Given information:
· · · · · · ·
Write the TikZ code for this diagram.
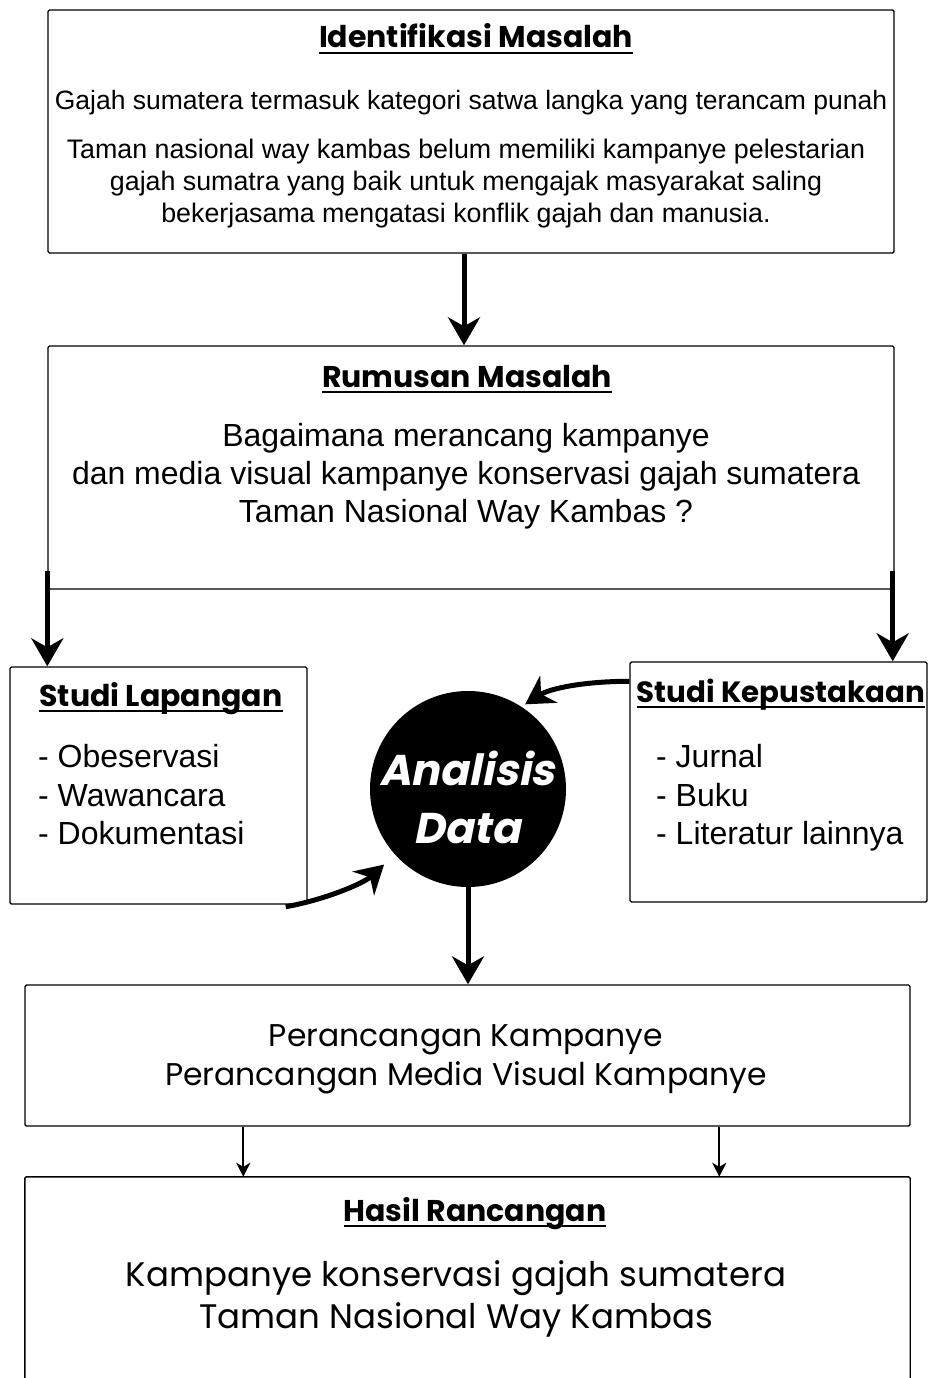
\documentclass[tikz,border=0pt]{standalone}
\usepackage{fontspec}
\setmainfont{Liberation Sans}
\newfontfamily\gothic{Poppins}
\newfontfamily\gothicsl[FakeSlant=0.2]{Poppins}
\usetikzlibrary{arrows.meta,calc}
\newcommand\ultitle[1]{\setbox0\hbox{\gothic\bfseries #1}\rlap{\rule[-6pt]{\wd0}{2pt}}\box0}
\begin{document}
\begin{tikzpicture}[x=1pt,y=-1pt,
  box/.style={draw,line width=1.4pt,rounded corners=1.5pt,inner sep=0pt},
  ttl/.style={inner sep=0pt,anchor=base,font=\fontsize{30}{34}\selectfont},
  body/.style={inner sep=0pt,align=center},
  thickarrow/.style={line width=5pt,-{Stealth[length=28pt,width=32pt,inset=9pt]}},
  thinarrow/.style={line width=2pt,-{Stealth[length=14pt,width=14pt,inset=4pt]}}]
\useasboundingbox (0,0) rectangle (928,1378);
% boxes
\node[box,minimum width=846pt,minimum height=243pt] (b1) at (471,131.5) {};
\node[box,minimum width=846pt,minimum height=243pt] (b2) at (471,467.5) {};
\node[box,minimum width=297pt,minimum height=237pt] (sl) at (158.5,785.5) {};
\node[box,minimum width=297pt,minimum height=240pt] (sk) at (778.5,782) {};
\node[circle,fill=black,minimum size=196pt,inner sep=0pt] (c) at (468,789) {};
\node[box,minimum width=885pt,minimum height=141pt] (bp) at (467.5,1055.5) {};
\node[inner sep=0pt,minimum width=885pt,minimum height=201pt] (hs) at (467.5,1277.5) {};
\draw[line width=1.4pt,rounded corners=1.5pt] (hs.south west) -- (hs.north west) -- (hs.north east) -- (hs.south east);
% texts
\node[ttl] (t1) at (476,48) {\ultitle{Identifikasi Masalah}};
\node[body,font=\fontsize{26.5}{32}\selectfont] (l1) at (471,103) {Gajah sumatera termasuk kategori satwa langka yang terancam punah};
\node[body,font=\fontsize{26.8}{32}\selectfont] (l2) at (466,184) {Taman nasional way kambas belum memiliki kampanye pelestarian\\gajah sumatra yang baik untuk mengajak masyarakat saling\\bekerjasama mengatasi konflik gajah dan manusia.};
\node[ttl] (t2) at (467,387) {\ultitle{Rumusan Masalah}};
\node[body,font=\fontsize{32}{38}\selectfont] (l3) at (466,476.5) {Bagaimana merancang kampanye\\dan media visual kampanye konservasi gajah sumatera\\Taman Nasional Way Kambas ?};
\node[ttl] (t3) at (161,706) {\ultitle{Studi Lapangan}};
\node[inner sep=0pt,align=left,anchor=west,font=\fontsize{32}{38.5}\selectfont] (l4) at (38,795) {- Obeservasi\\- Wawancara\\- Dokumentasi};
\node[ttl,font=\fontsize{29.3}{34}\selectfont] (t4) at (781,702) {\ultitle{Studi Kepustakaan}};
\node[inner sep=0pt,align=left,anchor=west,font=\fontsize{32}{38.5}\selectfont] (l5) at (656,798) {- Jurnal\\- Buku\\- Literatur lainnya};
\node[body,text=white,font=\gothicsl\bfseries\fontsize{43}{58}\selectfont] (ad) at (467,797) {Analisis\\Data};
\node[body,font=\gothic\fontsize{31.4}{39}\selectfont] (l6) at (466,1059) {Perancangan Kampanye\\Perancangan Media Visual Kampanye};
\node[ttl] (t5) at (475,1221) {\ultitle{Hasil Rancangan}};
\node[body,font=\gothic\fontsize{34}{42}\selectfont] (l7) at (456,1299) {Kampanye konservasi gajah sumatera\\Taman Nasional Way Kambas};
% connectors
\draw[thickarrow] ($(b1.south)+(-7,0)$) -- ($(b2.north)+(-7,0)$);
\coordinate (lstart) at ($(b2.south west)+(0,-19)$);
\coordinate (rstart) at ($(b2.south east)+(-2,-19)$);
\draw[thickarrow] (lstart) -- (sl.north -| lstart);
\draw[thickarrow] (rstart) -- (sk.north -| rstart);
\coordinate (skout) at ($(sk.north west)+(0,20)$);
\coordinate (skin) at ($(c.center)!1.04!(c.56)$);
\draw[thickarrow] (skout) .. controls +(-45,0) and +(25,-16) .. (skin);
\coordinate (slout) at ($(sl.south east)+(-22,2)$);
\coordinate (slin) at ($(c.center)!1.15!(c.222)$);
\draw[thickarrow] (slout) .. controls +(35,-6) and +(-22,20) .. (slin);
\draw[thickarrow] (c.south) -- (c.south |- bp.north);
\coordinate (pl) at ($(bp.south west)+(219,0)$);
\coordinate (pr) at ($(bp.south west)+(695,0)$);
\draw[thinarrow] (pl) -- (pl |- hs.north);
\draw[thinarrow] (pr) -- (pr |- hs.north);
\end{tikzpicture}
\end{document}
· · · · · · ·
Aim: Retype each line of the listing above word for word. Exclude the pictures.

Written answer:
Write the TikZ code for this diagram.
\documentclass[tikz,border=0pt]{standalone}
\usepackage{fontspec}
\setmainfont{Liberation Sans}
\newfontfamily\gothic{Poppins}
\newfontfamily\gothicsl[FakeSlant=0.2]{Poppins}
\usetikzlibrary{arrows.meta,calc}
\newcommand\ultitle[1]{\setbox0\hbox{\gothic\bfseries #1}\rlap{\rule[-6pt]{\wd0}{2pt}}\box0}
\begin{document}
\begin{tikzpicture}[x=1pt,y=-1pt,
  box/.style={draw,line width=1.4pt,rounded corners=1.5pt,inner sep=0pt},
  ttl/.style={inner sep=0pt,anchor=base,font=\fontsize{30}{34}\selectfont},
  body/.style={inner sep=0pt,align=center},
  thickarrow/.style={line width=5pt,-{Stealth[length=28pt,width=32pt,inset=9pt]}},
  thinarrow/.style={line width=2pt,-{Stealth[length=14pt,width=14pt,inset=4pt]}}]
\useasboundingbox (0,0) rectangle (928,1378);
% boxes
\node[box,minimum width=846pt,minimum height=243pt] (b1) at (471,131.5) {};
\node[box,minimum width=846pt,minimum height=243pt] (b2) at (471,467.5) {};
\node[box,minimum width=297pt,minimum height=237pt] (sl) at (158.5,785.5) {};
\node[box,minimum width=297pt,minimum height=240pt] (sk) at (778.5,782) {};
\node[circle,fill=black,minimum size=196pt,inner sep=0pt] (c) at (468,789) {};
\node[box,minimum width=885pt,minimum height=141pt] (bp) at (467.5,1055.5) {};
\node[inner sep=0pt,minimum width=885pt,minimum height=201pt] (hs) at (467.5,1277.5) {};
\draw[line width=1.4pt,rounded corners=1.5pt] (hs.south west) -- (hs.north west) -- (hs.north east) -- (hs.south east);
% texts
\node[ttl] (t1) at (476,48) {\ultitle{Identifikasi Masalah}};
\node[body,font=\fontsize{26.5}{32}\selectfont] (l1) at (471,103) {Gajah sumatera termasuk kategori satwa langka yang terancam punah};
\node[body,font=\fontsize{26.8}{32}\selectfont] (l2) at (466,184) {Taman nasional way kambas belum memiliki kampanye pelestarian\\gajah sumatra yang baik untuk mengajak masyarakat saling\\bekerjasama mengatasi konflik gajah dan manusia.};
\node[ttl] (t2) at (467,387) {\ultitle{Rumusan Masalah}};
\node[body,font=\fontsize{32}{38}\selectfont] (l3) at (466,476.5) {Bagaimana merancang kampanye\\dan media visual kampanye konservasi gajah sumatera\\Taman Nasional Way Kambas ?};
\node[ttl] (t3) at (161,706) {\ultitle{Studi Lapangan}};
\node[inner sep=0pt,align=left,anchor=west,font=\fontsize{32}{38.5}\selectfont] (l4) at (38,795) {- Obeservasi\\- Wawancara\\- Dokumentasi};
\node[ttl,font=\fontsize{29.3}{34}\selectfont] (t4) at (781,702) {\ultitle{Studi Kepustakaan}};
\node[inner sep=0pt,align=left,anchor=west,font=\fontsize{32}{38.5}\selectfont] (l5) at (656,798) {- Jurnal\\- Buku\\- Literatur lainnya};
\node[body,text=white,font=\gothicsl\bfseries\fontsize{43}{58}\selectfont] (ad) at (467,797) {Analisis\\Data};
\node[body,font=\gothic\fontsize{31.4}{39}\selectfont] (l6) at (466,1059) {Perancangan Kampanye\\Perancangan Media Visual Kampanye};
\node[ttl] (t5) at (475,1221) {\ultitle{Hasil Rancangan}};
\node[body,font=\gothic\fontsize{34}{42}\selectfont] (l7) at (456,1299) {Kampanye konservasi gajah sumatera\\Taman Nasional Way Kambas};
% connectors
\draw[thickarrow] ($(b1.south)+(-7,0)$) -- ($(b2.north)+(-7,0)$);
\coordinate (lstart) at ($(b2.south west)+(0,-19)$);
\coordinate (rstart) at ($(b2.south east)+(-2,-19)$);
\draw[thickarrow] (lstart) -- (sl.north -| lstart);
\draw[thickarrow] (rstart) -- (sk.north -| rstart);
\coordinate (skout) at ($(sk.north west)+(0,20)$);
\coordinate (skin) at ($(c.center)!1.04!(c.56)$);
\draw[thickarrow] (skout) .. controls +(-45,0) and +(25,-16) .. (skin);
\coordinate (slout) at ($(sl.south east)+(-22,2)$);
\coordinate (slin) at ($(c.center)!1.15!(c.222)$);
\draw[thickarrow] (slout) .. controls +(35,-6) and +(-22,20) .. (slin);
\draw[thickarrow] (c.south) -- (c.south |- bp.north);
\coordinate (pl) at ($(bp.south west)+(219,0)$);
\coordinate (pr) at ($(bp.south west)+(695,0)$);
\draw[thinarrow] (pl) -- (pl |- hs.north);
\draw[thinarrow] (pr) -- (pr |- hs.north);
\end{tikzpicture}
\end{document}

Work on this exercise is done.